RÍO ARRIBA
Apalpaqué
Qué tiempos estos: iba a escribir un artículo ironizando sobre alguna bandera, o hablando de una antigua calle leonesa donde se desarrollaban actividades licenciosas, pero prefiero autocensurarme. ¿Quién me dice que, tijera en mano, no estará leyendo esta columna algún fiscal de moral rígida y gesto ceñudo, o peor aún, alguna asociación defensora de la continencia sexual (como aquella Unión Cristiana de Mujeres por la Templanza que cantaba por las calles polvorientas de Ohio)? Corren malos tiempos no para la lírica, sino para la libertad de expresión y parece como si hubiéramos retrocedido cien años, como si soplara por los tejados un viento medieval. A esta época, por si fuera poco, se ha añadido una versión cínica y pavorosa del asunto: la que protagonizan quienes, repudiando en apariencia cualquier forma de censura, ponen el grito en el cielo cuando los que están en el punto de mira del sarcasmo o la guasa son ellos. Tenemos ejemplos muy recientes sobre lo que digo. No se entiende muy bien tanta rabia y tanta persecución contra los que, desde los tiempos de Quevedo y con más o menos inspiración, se dedican a poner en solfa a símbolos patrios y a personajes célebres. Cuánto miedo provoca esta gente, sea cual sea su espectro ideológico. No nos damos cuenta de lo triste que es, y sobre todo peligroso, ceder ante los censores, sean estos marxistas de salón o liberales de sacristía. Pasaba yo estos días la revisión médica anual y después de que el doctor me mandara adoptar la postura de firmes, le preguntaba con una sonrisa si la gente que no había hecho la mili entendía la expresión. Vaya si la entienden, me dijo, lo hacen con una facilidad inquietante. Va a ser eso, que tenemos alojada en el bulbo raquídeo la culpa y la obediencia ciega y, sino, que se lo pregunten a todos esos alemanes que se tapaban la nariz cuando les llegaba el hedor de los campos de exterminio.

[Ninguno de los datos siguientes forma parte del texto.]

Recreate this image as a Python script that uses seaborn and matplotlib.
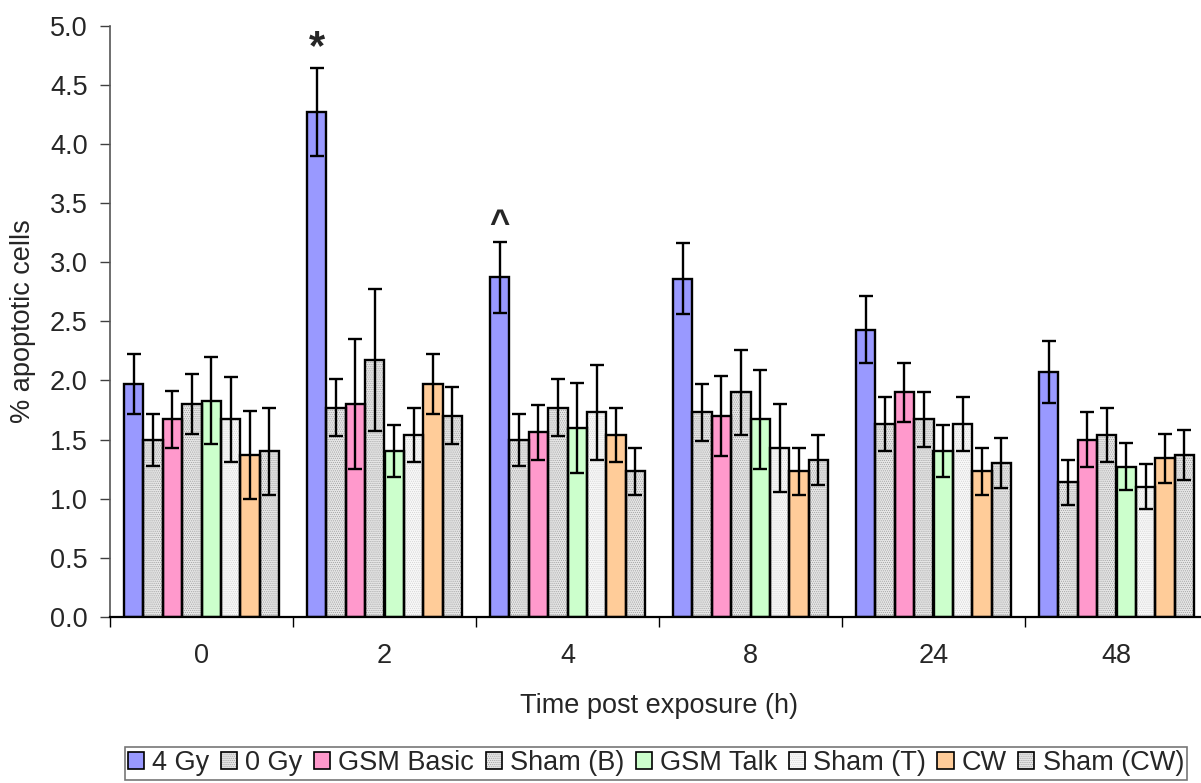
import matplotlib
matplotlib.use("Agg")
import matplotlib.pyplot as plt
from matplotlib.patches import Rectangle, Patch
from matplotlib.legend_handler import HandlerTuple
import seaborn as sns
import pandas as pd
import numpy as np

times = ["0", "2", "4", "8", "24", "48"]
groups = ["4 Gy", "0 Gy", "GSM Basic", "Sham (B)", "GSM Talk", "Sham (T)", "CW", "Sham (CW)"]

means = {
    "4 Gy":      [1.97, 4.27, 2.87, 2.86, 2.43, 2.07],
    "0 Gy":      [1.50, 1.77, 1.50, 1.73, 1.63, 1.14],
    "GSM Basic": [1.67, 1.80, 1.56, 1.70, 1.90, 1.50],
    "Sham (B)":  [1.80, 2.17, 1.77, 1.90, 1.67, 1.54],
    "GSM Talk":  [1.83, 1.40, 1.60, 1.67, 1.40, 1.27],
    "Sham (T)":  [1.67, 1.54, 1.73, 1.43, 1.63, 1.10],
    "CW":        [1.37, 1.97, 1.54, 1.23, 1.23, 1.34],
    "Sham (CW)": [1.40, 1.70, 1.23, 1.33, 1.30, 1.37],
}
errors = {
    "4 Gy":      [0.25, 0.37, 0.30, 0.30, 0.28, 0.26],
    "0 Gy":      [0.22, 0.24, 0.22, 0.24, 0.23, 0.19],
    "GSM Basic": [0.24, 0.55, 0.23, 0.34, 0.25, 0.23],
    "Sham (B)":  [0.25, 0.60, 0.24, 0.36, 0.23, 0.23],
    "GSM Talk":  [0.37, 0.22, 0.38, 0.42, 0.22, 0.20],
    "Sham (T)":  [0.36, 0.23, 0.40, 0.37, 0.23, 0.19],
    "CW":        [0.37, 0.25, 0.23, 0.20, 0.20, 0.21],
    "Sham (CW)": [0.37, 0.24, 0.20, 0.21, 0.21, 0.21],
}
annotations = {("2", "4 Gy"): "*", ("4", "4 Gy"): "^"}

face = {"4 Gy": "#9999FF", "0 Gy": "#e6e6e6", "GSM Basic": "#FF99CC", "Sham (B)": "#e6e6e6",
        "GSM Talk": "#CCFFCC", "Sham (T)": "#f8f8f8", "CW": "#FFCC99", "Sham (CW)": "#e6e6e6"}
hatch_col = {"0 Gy": "#a0a0a0", "Sham (B)": "#a0a0a0", "Sham (T)": "#d4d4d4", "Sham (CW)": "#a0a0a0"}
HATCH = "........"

rows = []
for g in groups:
    for t, m in zip(times, means[g]):
        rows.append({"time": t, "group": g, "value": m})
df = pd.DataFrame(rows)

sns.set_style("white")
plt.rcParams["font.family"] = ["Liberation Sans", "DejaVu Sans"]
plt.rcParams["hatch.linewidth"] = 0.5

FS = 19.5
W, H = 1201, 783
fig = plt.figure(figsize=(W / 100, H / 100), dpi=100)
ax = fig.add_axes([110 / W, 1 - 617 / H, 1098 / W, (617 - 25.5) / H])

sns.barplot(data=df, x="time", y="value", hue="group", order=times, hue_order=groups,
            palette=face, width=0.847, errorbar=None, ax=ax, legend=False,
            saturation=1, linewidth=0, edgecolor="none", zorder=2)

for cont, g in zip(ax.containers, groups):
    for p, t, e in zip(cont.patches, times, errors[g]):
        x, w, h = p.get_x(), p.get_width(), p.get_height()
        if g in hatch_col:
            p.set_edgecolor(hatch_col[g])
            p.set_hatch(HATCH)
            p.set_linewidth(0)
        ax.add_patch(Rectangle((x, 0), w, h, fill=False, ec="black", lw=1.7, zorder=3))
        xc = x + w / 2
        ax.errorbar(xc, h, yerr=e, fmt="none", ecolor="black", elinewidth=1.7,
                    capsize=5, capthick=1.7, zorder=4)
        if (t, g) in annotations:
            s = annotations[(t, g)]
            if s == "*":
                ax.text(xc, h + e + 0.0, s, ha="center", va="bottom", fontsize=30,
                        fontweight="bold", zorder=5)
            else:
                ax.text(xc, h + e + 0.01, s, ha="center", va="bottom", fontsize=25,
                        fontweight="bold", zorder=5)

ax.set_xlim(-0.5, 5.5)
ax.set_ylim(0, 5.0)
ax.set_yticks(np.arange(0, 5.01, 0.5))
ax.set_yticklabels([f"{v:.1f}" for v in np.arange(0, 5.01, 0.5)], fontsize=FS)
ax.set_xticks(range(len(times)))
ax.set_xticklabels(times, fontsize=FS)
ax.set_xticks(np.arange(-0.5, 5.6, 1.0), minor=True)
ax.tick_params(axis="x", which="major", length=0, pad=19)
ax.tick_params(axis="x", which="minor", length=7, width=1, color="black", direction="out", bottom=True)
ax.tick_params(axis="y", which="major", length=7, width=1, color="#404040", direction="out", left=True, pad=9)

for s in ["top", "right"]:
    ax.spines[s].set_visible(False)
ax.spines["left"].set_color("#555555")
ax.spines["left"].set_linewidth(1.2)
ax.spines["bottom"].set_color("black")
ax.spines["bottom"].set_linewidth(1.6)

ax.set_xlabel("Time post exposure (h)", fontsize=FS, labelpad=17)
ax.set_ylabel("% apoptotic cells", fontsize=FS, labelpad=10)

handles = []
for g in groups:
    outline = Patch(facecolor="none", edgecolor="black", lw=1.2)
    if g in hatch_col:
        fillp = Patch(facecolor=face[g], edgecolor=hatch_col[g], hatch=HATCH, lw=0)
    else:
        fillp = Patch(facecolor=face[g], edgecolor="none", lw=0)
    handles.append((fillp, outline))
leg = fig.legend(handles, groups, loc="upper center", bbox_to_anchor=(656 / W, 1 - 747 / H),
                 ncol=8, fontsize=19.5, frameon=True, fancybox=False, handlelength=0.6,
                 handleheight=0.6, handletextpad=0.3, columnspacing=0.42,
                 borderpad=0.12, borderaxespad=0,
                 handler_map={tuple: HandlerTuple(ndivide=1)})
leg.get_frame().set_edgecolor("#555555")
leg.get_frame().set_linewidth(1.2)

fig.savefig("out.png", dpi=100)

El caso es que luego vienen unos jueces de Estrasburgo y nos ponen en nuestro sitio, es decir, el de los intolerantes y los rancios, que es la cara que se le pone a la gente que va por la vida buscando perpetuamente ofensas y calumnias. El papelón de la justicia española en ese sentido es de los que marcan época. En fin, qué pesadez, qué tortura. Lo más irónico es que muchas de esas payasadas que se quieren prohibir acaban cayéndose por su propio peso, o se desvanecen con el tiempo por su mal gusto, y son los que se escandalizan quienes les acaban dando aliento y recorrido. Hay que reconocer que, a veces, consiguen sacar a la luz joyas del humor que, de no ser por ellos, nos hubiesen pasado inadvertidas.
Por cierto, la calle leonesa de la que quería hablar al principio se llamaba Apalpacoños.